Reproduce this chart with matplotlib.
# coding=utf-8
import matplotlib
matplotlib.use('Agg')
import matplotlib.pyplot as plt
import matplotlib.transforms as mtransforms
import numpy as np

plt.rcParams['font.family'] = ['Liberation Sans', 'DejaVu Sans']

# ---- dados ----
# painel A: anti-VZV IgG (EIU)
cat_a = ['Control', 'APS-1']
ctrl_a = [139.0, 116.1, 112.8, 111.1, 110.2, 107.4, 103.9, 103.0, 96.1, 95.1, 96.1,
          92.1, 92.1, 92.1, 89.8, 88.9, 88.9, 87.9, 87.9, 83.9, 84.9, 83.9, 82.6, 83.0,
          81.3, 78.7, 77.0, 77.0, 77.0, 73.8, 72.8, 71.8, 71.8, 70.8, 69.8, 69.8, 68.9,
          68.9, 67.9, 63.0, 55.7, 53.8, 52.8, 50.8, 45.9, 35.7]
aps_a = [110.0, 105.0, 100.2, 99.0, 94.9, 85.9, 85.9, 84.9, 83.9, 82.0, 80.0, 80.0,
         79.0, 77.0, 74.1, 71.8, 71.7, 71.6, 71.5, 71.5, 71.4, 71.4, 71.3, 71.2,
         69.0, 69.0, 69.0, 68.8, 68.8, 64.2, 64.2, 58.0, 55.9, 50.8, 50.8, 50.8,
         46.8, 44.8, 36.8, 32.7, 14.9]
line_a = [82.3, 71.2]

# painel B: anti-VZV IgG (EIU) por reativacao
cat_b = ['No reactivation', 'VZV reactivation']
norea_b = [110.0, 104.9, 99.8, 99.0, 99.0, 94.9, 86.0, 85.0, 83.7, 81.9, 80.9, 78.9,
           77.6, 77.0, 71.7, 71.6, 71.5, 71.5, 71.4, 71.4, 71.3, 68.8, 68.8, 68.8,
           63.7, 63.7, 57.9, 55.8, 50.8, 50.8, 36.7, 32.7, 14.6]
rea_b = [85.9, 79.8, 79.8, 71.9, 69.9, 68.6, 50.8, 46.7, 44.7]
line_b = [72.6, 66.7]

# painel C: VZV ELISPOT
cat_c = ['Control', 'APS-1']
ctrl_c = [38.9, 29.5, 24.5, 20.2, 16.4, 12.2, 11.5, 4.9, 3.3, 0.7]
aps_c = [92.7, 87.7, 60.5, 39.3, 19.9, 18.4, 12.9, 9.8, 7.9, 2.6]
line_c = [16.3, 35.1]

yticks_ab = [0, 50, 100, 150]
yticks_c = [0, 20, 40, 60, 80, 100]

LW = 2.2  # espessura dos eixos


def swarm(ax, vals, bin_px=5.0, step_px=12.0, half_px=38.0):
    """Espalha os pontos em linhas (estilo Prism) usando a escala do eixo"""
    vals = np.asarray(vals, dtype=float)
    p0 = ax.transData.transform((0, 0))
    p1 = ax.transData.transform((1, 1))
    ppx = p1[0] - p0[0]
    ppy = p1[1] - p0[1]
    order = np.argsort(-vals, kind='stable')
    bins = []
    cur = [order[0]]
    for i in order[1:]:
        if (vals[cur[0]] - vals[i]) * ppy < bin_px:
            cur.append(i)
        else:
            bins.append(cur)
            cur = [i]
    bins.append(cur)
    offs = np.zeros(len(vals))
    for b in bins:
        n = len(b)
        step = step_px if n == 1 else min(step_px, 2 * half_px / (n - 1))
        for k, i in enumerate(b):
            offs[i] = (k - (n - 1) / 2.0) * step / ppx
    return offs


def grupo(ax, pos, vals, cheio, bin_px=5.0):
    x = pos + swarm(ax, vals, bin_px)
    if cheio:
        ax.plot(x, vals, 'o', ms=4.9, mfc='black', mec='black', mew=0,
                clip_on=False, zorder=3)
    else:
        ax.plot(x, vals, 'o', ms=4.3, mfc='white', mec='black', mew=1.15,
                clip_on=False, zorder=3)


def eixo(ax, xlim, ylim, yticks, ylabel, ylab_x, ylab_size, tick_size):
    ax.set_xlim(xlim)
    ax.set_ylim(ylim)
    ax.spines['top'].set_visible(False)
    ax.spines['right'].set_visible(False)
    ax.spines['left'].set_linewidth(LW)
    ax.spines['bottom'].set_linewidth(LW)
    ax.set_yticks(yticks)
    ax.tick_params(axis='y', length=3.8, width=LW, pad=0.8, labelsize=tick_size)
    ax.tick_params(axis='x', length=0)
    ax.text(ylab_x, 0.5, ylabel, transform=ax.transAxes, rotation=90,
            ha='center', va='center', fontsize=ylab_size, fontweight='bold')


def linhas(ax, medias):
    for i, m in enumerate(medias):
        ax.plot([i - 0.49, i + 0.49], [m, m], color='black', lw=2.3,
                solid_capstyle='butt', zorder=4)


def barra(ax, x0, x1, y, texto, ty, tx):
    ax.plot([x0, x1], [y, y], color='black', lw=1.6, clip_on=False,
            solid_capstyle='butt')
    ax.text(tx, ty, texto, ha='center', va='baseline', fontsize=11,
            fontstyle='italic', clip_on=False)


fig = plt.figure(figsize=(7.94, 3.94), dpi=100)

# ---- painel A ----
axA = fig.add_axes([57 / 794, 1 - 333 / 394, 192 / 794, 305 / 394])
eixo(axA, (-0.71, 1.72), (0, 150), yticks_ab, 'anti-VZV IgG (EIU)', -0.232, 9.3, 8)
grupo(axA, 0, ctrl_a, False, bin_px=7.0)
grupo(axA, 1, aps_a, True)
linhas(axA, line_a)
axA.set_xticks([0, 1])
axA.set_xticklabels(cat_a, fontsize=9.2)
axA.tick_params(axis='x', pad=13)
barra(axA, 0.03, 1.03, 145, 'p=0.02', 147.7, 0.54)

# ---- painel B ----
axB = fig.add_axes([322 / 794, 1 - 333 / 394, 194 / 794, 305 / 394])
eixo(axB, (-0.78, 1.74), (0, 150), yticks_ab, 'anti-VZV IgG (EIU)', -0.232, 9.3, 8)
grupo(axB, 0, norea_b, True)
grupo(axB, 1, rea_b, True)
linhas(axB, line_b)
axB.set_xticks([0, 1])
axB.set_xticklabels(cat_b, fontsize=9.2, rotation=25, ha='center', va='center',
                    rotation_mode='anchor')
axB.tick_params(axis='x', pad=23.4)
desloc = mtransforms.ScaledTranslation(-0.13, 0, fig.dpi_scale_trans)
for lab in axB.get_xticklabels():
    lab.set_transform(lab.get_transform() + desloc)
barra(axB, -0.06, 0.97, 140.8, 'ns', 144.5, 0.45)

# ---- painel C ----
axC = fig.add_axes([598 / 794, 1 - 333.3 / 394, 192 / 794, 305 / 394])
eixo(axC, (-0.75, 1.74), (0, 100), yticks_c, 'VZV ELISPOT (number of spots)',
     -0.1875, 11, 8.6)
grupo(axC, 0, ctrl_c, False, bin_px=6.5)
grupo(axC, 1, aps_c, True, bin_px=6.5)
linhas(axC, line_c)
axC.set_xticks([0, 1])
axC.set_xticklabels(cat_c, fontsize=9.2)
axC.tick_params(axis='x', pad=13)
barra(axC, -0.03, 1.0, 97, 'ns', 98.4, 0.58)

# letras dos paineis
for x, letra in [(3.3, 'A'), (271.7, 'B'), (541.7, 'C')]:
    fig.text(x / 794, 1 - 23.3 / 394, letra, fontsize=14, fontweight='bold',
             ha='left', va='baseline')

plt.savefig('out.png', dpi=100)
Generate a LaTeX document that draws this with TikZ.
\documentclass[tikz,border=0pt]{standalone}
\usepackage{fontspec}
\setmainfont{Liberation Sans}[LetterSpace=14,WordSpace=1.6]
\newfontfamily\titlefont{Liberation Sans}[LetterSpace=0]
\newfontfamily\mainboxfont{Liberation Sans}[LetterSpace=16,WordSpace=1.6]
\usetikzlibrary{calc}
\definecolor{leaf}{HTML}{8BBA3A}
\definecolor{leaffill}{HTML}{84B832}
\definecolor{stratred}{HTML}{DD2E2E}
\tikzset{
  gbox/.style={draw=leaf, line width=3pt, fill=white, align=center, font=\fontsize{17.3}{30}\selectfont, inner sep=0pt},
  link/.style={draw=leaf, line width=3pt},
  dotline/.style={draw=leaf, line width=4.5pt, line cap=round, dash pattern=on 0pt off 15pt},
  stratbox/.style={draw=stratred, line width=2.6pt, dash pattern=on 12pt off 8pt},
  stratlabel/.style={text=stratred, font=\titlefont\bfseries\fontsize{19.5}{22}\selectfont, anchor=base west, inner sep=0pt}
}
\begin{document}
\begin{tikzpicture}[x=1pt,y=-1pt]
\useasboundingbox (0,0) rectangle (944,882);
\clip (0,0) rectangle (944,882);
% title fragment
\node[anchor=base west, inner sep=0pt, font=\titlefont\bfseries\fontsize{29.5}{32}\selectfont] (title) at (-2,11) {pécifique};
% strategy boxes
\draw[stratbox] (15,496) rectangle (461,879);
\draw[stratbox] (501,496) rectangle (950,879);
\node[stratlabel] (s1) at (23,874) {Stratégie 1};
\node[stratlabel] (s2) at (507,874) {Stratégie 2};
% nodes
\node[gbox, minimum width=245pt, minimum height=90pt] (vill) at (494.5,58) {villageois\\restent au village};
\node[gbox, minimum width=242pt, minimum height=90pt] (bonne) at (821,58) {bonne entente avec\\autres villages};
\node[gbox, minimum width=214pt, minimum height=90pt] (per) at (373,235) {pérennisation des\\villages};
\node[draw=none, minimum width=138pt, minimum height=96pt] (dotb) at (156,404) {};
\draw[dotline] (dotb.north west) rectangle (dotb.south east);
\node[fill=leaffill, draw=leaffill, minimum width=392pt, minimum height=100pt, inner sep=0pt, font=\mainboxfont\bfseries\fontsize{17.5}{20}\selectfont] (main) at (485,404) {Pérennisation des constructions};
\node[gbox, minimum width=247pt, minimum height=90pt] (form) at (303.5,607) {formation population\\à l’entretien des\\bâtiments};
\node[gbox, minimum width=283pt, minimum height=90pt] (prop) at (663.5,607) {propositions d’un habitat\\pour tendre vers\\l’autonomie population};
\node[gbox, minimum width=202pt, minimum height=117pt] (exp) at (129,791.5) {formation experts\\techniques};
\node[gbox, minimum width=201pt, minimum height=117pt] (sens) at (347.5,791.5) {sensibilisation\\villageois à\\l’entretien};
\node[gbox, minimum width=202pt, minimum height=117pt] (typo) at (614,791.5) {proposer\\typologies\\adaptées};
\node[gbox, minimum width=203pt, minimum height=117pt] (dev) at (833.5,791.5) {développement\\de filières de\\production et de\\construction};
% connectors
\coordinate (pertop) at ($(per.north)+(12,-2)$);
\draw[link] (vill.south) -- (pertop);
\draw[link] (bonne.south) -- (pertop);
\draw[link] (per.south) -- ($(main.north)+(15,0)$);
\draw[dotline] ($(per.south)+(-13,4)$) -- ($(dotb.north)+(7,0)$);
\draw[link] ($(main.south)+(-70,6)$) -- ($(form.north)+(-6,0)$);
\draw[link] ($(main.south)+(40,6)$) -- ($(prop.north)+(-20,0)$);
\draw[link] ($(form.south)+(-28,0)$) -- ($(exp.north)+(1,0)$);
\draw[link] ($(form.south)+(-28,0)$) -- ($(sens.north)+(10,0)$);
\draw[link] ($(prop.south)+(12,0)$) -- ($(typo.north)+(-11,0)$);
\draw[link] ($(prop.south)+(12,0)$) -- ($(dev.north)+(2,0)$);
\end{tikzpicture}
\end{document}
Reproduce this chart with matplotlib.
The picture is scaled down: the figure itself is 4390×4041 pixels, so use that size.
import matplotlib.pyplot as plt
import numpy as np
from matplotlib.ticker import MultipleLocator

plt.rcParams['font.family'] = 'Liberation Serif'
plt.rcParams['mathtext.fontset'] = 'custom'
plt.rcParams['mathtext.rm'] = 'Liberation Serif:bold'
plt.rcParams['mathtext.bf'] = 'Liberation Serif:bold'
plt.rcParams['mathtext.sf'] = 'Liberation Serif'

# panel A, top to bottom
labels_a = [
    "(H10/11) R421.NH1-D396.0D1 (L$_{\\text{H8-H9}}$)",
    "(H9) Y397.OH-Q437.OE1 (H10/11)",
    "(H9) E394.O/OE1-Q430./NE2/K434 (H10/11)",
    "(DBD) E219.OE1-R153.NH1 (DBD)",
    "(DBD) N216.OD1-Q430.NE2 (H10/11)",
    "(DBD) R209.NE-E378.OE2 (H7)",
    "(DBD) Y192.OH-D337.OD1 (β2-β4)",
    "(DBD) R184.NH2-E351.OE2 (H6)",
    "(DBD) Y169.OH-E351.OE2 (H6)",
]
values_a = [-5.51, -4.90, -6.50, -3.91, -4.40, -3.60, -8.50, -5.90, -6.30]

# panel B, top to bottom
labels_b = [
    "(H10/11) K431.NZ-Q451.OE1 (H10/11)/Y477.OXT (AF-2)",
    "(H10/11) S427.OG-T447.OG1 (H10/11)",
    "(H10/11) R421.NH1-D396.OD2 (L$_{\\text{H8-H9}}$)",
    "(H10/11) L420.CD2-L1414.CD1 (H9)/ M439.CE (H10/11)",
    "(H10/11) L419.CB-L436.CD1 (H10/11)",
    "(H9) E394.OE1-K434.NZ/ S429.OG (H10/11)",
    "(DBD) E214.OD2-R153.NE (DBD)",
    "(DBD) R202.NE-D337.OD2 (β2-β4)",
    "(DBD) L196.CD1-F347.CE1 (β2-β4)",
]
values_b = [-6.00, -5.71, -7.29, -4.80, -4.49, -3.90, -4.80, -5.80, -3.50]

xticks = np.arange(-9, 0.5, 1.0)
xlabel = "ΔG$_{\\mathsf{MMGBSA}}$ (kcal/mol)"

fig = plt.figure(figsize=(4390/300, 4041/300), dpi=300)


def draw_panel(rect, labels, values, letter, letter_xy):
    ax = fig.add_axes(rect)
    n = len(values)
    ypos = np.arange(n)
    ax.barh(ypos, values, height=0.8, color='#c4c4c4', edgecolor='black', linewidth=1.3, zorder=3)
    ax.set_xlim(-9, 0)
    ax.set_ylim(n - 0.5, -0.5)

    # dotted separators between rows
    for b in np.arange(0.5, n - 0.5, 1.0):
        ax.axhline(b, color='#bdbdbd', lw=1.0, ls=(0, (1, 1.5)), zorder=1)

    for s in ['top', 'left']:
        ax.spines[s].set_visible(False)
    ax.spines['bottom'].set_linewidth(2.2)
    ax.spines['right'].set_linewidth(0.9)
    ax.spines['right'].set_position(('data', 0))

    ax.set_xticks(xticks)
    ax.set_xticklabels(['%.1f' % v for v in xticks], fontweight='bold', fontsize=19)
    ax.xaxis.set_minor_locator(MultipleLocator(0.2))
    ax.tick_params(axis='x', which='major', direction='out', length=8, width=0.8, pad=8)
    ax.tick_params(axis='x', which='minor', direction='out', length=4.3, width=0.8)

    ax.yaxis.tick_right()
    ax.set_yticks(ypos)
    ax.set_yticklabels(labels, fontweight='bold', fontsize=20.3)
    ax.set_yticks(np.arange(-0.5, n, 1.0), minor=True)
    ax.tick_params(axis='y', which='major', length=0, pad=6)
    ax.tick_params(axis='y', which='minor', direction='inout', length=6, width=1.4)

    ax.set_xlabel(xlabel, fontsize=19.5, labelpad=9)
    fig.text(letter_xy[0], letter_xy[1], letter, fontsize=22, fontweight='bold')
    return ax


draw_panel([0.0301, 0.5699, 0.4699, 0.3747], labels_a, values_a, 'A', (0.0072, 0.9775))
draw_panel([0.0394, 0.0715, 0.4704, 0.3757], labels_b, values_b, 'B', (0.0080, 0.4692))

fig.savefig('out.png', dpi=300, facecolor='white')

————————

WRITTEN PROBLEM
From the entries above, extract each line containing "matplotlib".

ANSWER BELOW
Reproduce this chart with matplotlib.
import matplotlib
matplotlib.use('Agg')
import matplotlib.pyplot as plt
import matplotlib.transforms as mtransforms
Reproduce this chart with matplotlib.
import matplotlib.pyplot as plt
from matplotlib.ticker import MultipleLocator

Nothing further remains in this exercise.